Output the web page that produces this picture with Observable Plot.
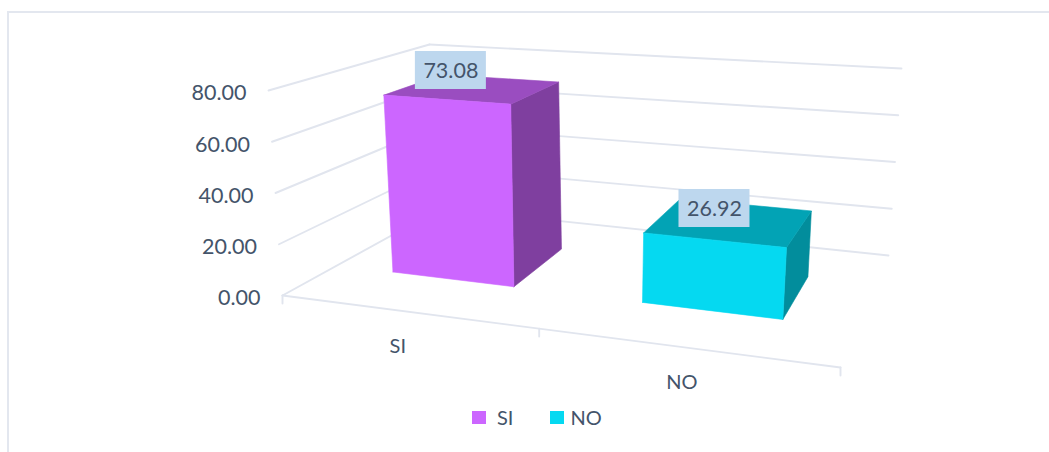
<!DOCTYPE html>
<html><head><meta charset="utf-8">
<script src="https://cdn.jsdelivr.net/npm/d3@7"></script>
<script src="https://cdn.jsdelivr.net/npm/@observablehq/plot@0.6"></script>
<style>
html,body{margin:0;padding:0;background:#fff;overflow:hidden}
#page{position:relative;width:1049px;height:452px}
#frame{position:absolute;left:7px;top:11px;right:-4px;bottom:-4px;border:2px solid #e3e7ef;box-sizing:border-box;pointer-events:none}
#chart svg{display:block}
#legend{position:absolute;top:404px;left:472px;display:flex;align-items:center;height:25px;font:20px Lato,sans-serif;color:#44546a}
#legend i{display:inline-block;width:14px;height:13px;position:relative;top:1px}
</style></head>
<body><div id="page"><div id="frame"></div><div id="chart"></div>
<div id="legend"></div></div>
<script>
// ---- data ----
const categories = ["SI", "NO"];
const values = [73.08, 26.92];
const valueTicks = [0, 20, 40, 60, 80];

// ---- styles ----
const frontColors = ["#cc66ff", "#05d9f1"];
const topColors = ["#9a4dc0", "#02a3b5"];
const sideColors = ["#7f3f9f", "#028d9c"];
const gridColor = "#e1e5ee", textColor = "#44546a", labelBox = "#bdd7ee";
const fontFamily = "Lato, sans-serif";

// ---- 3D chart box: its eight projected corners (Plot has no 3D, so the
// category/value/depth position of each vertex goes through this projection) ----
const W = 1049, H = 400, vMax = 80;
const corners = {
  fb0:[282,295], fb1:[840,367], bb0:[440,208], bb1:[888,255],
  ft0:[268,90],  ft1:[856,133], bt0:[429,44],  bt1:[901,68]
};
const lerp = (a,b,t) => a + (b-a)*t;
const mix = (p,q,t) => [lerp(p[0],q[0],t), lerp(p[1],q[1],t)];
function project(u, v, w) {
  const t = v / vMax;
  const bottom = mix(mix(corners.fb0,corners.fb1,u), mix(corners.bb0,corners.bb1,u), w);
  const top = mix(mix(corners.ft0,corners.ft1,u), mix(corners.bt0,corners.bt1,u), w);
  return mix(bottom, top, t);
}
const bandEdges = [0, 0.46, 1];        // category bands along the floor
const barInset = [[0.232, 0.738], [0.235, 0.735]]; // bar extent inside its band
const barDepth = [0.348, 0.742];       // bar extent in depth
const labelShift = [[-23,-18.5],[-16,-14]], catShift = [[-13,35],[-8,35]];
const boxW = 71, boxH = 38;

const poly = pts => [...pts, pts[0]].map(p => ({x:p[0], y:p[1]}));
const seg = (a,b) => [{x:a[0],y:a[1]},{x:b[0],y:b[1]}];
const lineStyle = {x:"x", y:"y", stroke:gridColor, strokeWidth:1.9};

const marks = [];
// grid walls
for (const v of valueTicks) {
  marks.push(Plot.line(seg(project(0,v,0), project(0,v,1)), lineStyle));
  marks.push(Plot.line(seg(project(0,v,1), project(1,v,1)), lineStyle));
}
// floor front edge and ticks
marks.push(Plot.line(seg(project(0,0,0), project(1,0,0)), lineStyle));
for (const e of bandEdges) {
  const p = project(e,0,0);
  marks.push(Plot.line(seg(p,[p[0],p[1]+8]), lineStyle));
}
// value tick labels
marks.push(Plot.text(valueTicks, {
  x: v => project(0,v,0)[0], y: v => project(0,v,0)[1],
  text: v => v.toFixed(2), textAnchor:"end", dx:-22, dy:3,
  fill:textColor, fontSize:21.5, fontFamily
}));
// bars
categories.forEach((c,i) => {
  const span = bandEdges[i+1]-bandEdges[i];
  const u0 = bandEdges[i]+span*barInset[i][0], u1 = bandEdges[i]+span*barInset[i][1];
  const [w0,w1] = barDepth, h = values[i];
  const face = (pts, fill) => marks.push(Plot.line(poly(pts), {x:"x", y:"y", fill, stroke:fill, strokeWidth:0.6}));
  face([project(u1,0,w0),project(u1,0,w1),project(u1,h,w1),project(u1,h,w0)], sideColors[i]);
  face([project(u0,h,w0),project(u1,h,w0),project(u1,h,w1),project(u0,h,w1)], topColors[i]);
  face([project(u0,0,w0),project(u1,0,w0),project(u1,h,w0),project(u0,h,w0)], frontColors[i]);
});
// data labels and category labels
categories.forEach((c,i) => {
  const span = bandEdges[i+1]-bandEdges[i];
  const um = bandEdges[i]+span*0.485, wm = (barDepth[0]+barDepth[1])/2;
  const p = project(um, values[i], wm);
  const cx = p[0]+labelShift[i][0], cy = p[1]+labelShift[i][1];
  marks.push(Plot.rect([{x1:cx-boxW/2,x2:cx+boxW/2,y1:cy-boxH/2,y2:cy+boxH/2}],
    {x1:"x1",x2:"x2",y1:"y1",y2:"y2",fill:labelBox}));
  marks.push(Plot.text([values[i].toFixed(2)], {x:()=>cx, y:()=>cy+1, text:d=>d, fill:textColor, fontSize:21.5, fontFamily}));
  const f = project(bandEdges[i]+span*0.5,0,0);
  marks.push(Plot.text([c], {x:()=>f[0]+catShift[i][0], y:()=>f[1]+catShift[i][1], text:d=>d, fill:textColor, fontSize:20, fontFamily}));
});

const chart = Plot.plot({
  width:W, height:H, margin:0,
  x:{domain:[0,W], range:[0,W], axis:null},
  y:{domain:[0,H], range:[0,H], axis:null},
  style:{background:"transparent"},
  marks
});
document.getElementById("chart").append(chart);

// legend
const lg = document.getElementById("legend");
categories.forEach((c,i) => {
  const s = document.createElement("i"); s.style.background = frontColors[i];
  s.style.marginRight = i ? "6px" : "11px";
  const t = document.createElement("span"); t.textContent = c;
  if (i===0) t.style.marginRight = "37px";
  lg.append(s,t);
});
</script></body></html>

▸ **WHAT TO PRODUCE**: Begin at the first line of the material and copy each line exactly through the one containing "const valueTicks = [0, 20, 40, 60, 80];". Omit pictures.

▸ **RESULT OF THE TASK**:
Output the web page that produces this picture with Observable Plot.
<!DOCTYPE html>
<html><head><meta charset="utf-8">
<script src="https://cdn.jsdelivr.net/npm/d3@7"></script>
<script src="https://cdn.jsdelivr.net/npm/@observablehq/plot@0.6"></script>
<style>
html,body{margin:0;padding:0;background:#fff;overflow:hidden}
#page{position:relative;width:1049px;height:452px}
#frame{position:absolute;left:7px;top:11px;right:-4px;bottom:-4px;border:2px solid #e3e7ef;box-sizing:border-box;pointer-events:none}
#chart svg{display:block}
#legend{position:absolute;top:404px;left:472px;display:flex;align-items:center;height:25px;font:20px Lato,sans-serif;color:#44546a}
#legend i{display:inline-block;width:14px;height:13px;position:relative;top:1px}
</style></head>
<body><div id="page"><div id="frame"></div><div id="chart"></div>
<div id="legend"></div></div>
<script>
// ---- data ----
const categories = ["SI", "NO"];
const values = [73.08, 26.92];
const valueTicks = [0, 20, 40, 60, 80];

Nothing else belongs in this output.